----- Collected data

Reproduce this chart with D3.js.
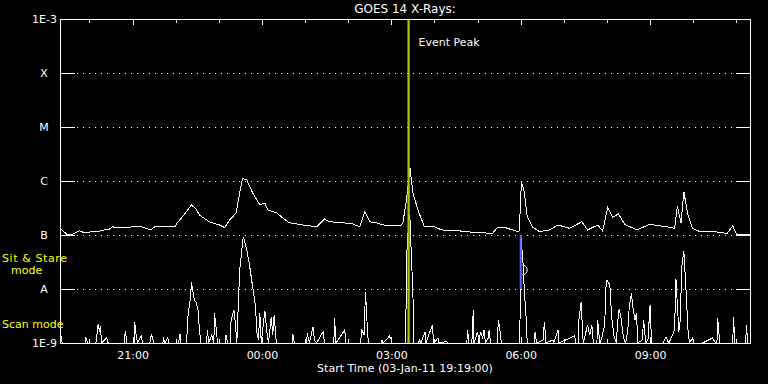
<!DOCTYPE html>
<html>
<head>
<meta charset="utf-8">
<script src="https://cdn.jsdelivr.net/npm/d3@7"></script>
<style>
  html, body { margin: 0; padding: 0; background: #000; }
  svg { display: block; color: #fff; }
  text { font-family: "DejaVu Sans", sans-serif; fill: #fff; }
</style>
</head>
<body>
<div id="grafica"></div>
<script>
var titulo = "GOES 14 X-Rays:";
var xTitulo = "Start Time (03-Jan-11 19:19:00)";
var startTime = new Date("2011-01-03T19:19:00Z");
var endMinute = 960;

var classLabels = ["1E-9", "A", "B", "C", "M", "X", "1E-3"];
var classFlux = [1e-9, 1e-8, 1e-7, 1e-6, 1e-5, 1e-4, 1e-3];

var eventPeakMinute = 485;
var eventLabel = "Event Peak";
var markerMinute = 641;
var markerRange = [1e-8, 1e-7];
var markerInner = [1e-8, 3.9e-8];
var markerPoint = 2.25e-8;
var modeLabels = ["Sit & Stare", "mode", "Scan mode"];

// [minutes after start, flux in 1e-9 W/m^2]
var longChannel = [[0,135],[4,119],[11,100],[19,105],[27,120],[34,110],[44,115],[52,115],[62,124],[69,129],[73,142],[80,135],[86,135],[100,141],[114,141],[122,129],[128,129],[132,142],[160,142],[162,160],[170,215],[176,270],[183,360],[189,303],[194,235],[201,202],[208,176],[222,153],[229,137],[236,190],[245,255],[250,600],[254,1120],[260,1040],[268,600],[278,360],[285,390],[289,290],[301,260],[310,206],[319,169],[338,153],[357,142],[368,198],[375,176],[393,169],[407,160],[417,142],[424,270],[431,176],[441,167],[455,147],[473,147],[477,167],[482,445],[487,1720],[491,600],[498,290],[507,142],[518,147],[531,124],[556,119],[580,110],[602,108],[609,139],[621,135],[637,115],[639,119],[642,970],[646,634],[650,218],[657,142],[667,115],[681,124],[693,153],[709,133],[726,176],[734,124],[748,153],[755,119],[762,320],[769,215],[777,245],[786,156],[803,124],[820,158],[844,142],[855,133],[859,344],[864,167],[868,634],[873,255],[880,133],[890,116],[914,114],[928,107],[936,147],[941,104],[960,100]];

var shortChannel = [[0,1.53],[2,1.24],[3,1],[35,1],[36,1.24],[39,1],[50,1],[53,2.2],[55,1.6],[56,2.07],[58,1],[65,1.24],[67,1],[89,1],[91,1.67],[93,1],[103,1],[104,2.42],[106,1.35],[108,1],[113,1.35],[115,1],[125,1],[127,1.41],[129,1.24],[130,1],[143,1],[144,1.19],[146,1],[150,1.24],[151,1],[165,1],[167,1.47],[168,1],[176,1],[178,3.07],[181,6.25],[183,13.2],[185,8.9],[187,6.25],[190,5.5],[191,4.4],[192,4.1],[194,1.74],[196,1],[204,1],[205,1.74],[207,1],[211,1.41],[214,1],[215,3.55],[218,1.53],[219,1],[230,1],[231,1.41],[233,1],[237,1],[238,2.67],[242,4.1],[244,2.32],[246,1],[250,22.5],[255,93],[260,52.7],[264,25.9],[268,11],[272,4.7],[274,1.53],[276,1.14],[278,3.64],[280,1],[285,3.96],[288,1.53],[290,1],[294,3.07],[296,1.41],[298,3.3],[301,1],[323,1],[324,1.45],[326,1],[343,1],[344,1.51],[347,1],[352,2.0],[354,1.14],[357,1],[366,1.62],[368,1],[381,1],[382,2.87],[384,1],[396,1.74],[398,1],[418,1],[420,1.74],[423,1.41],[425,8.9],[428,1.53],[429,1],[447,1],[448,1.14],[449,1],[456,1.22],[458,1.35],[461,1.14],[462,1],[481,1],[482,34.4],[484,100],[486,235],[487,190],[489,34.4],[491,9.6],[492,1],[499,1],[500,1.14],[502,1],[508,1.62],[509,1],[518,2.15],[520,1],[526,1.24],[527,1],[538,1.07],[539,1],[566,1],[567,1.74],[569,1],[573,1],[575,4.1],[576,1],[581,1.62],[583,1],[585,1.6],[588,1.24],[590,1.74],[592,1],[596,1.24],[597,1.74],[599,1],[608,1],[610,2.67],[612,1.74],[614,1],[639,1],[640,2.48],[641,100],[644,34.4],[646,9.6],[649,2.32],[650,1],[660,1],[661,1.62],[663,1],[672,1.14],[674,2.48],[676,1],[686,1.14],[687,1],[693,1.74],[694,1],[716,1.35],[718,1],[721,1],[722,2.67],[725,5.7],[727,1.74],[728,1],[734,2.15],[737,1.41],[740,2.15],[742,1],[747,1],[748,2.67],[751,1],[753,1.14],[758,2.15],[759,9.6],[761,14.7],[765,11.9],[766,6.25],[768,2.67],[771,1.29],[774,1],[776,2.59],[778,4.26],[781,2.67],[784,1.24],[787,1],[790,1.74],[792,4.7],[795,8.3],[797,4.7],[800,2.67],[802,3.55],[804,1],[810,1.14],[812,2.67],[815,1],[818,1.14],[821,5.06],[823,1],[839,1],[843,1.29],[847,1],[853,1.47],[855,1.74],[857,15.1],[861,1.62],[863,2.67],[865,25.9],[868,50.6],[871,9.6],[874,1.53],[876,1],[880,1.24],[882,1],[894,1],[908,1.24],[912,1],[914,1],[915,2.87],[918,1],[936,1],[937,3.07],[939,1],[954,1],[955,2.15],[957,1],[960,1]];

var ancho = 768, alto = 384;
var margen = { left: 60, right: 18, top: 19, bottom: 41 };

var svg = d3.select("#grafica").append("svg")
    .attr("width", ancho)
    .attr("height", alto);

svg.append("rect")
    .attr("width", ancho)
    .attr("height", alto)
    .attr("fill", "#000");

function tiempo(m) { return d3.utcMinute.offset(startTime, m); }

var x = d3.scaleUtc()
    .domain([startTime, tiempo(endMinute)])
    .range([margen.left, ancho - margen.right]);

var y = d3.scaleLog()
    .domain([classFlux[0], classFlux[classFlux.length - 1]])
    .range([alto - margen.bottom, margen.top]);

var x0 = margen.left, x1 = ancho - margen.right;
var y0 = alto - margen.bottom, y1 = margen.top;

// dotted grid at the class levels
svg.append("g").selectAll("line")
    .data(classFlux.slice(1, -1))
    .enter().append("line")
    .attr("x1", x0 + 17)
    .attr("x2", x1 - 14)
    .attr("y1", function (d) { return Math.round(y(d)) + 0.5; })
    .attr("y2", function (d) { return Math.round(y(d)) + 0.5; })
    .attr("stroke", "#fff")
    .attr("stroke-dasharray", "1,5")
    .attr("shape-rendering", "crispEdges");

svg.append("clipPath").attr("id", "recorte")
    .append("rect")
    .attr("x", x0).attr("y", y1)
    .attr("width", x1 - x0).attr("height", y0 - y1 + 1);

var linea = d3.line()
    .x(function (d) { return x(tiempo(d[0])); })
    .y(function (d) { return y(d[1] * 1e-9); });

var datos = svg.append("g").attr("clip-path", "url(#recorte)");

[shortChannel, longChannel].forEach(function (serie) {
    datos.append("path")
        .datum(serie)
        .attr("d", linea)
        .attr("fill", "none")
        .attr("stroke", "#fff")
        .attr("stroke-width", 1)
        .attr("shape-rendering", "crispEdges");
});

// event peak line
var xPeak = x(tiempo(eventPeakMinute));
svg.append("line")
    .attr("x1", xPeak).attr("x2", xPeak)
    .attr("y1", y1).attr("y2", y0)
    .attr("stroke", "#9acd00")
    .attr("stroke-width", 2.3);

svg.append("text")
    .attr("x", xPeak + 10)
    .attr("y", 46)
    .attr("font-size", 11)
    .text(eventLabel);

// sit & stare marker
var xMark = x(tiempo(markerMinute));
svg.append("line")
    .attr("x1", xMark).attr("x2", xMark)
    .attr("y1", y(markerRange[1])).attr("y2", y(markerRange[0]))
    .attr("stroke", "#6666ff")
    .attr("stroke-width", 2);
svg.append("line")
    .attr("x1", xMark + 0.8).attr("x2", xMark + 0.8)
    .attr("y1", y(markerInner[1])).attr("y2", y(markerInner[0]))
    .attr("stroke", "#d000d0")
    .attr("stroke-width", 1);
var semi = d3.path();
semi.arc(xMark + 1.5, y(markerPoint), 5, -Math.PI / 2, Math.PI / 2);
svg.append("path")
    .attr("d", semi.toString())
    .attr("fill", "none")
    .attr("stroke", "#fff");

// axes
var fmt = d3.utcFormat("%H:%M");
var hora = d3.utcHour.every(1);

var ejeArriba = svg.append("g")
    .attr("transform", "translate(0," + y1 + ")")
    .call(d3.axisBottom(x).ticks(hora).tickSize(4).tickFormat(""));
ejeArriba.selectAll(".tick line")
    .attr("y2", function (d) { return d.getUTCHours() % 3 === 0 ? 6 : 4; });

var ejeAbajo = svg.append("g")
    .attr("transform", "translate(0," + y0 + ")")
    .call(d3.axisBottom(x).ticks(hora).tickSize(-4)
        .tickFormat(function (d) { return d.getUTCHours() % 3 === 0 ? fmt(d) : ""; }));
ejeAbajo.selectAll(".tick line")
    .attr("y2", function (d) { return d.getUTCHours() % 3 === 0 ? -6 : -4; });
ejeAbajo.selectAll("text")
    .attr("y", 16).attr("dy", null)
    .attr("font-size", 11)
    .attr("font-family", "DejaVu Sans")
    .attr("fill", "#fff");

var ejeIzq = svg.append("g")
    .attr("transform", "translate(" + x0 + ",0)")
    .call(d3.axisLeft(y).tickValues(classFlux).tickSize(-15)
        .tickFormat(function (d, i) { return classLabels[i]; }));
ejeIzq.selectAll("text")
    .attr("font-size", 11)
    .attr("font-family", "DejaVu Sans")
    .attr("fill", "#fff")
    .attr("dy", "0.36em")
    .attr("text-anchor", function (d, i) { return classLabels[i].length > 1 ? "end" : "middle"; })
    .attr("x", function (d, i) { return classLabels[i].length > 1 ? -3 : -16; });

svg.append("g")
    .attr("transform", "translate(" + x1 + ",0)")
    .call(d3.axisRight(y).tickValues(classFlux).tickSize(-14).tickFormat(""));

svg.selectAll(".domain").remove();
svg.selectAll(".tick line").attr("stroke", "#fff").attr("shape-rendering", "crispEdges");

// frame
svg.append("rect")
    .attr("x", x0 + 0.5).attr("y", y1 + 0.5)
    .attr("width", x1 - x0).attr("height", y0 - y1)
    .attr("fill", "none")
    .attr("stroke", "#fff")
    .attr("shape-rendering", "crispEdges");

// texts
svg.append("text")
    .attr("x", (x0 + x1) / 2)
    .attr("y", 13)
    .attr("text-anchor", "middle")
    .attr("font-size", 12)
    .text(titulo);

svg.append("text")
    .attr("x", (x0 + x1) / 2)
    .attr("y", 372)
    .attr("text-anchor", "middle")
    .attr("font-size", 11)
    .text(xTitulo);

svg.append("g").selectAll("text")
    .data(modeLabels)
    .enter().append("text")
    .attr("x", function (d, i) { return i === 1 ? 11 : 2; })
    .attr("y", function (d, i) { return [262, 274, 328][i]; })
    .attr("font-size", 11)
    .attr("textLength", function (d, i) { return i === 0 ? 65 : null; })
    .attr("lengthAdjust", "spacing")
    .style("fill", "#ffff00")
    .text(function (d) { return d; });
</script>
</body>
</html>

----------

-- What needs to be done --
Give again, word for word, every line from the top of the data above to the line holding "var endMinute = 960;", inclusive, with the pictures left out.

-- Output for this task --
Reproduce this chart with D3.js.
<!DOCTYPE html>
<html>
<head>
<meta charset="utf-8">
<script src="https://cdn.jsdelivr.net/npm/d3@7"></script>
<style>
  html, body { margin: 0; padding: 0; background: #000; }
  svg { display: block; color: #fff; }
  text { font-family: "DejaVu Sans", sans-serif; fill: #fff; }
</style>
</head>
<body>
<div id="grafica"></div>
<script>
var titulo = "GOES 14 X-Rays:";
var xTitulo = "Start Time (03-Jan-11 19:19:00)";
var startTime = new Date("2011-01-03T19:19:00Z");
var endMinute = 960;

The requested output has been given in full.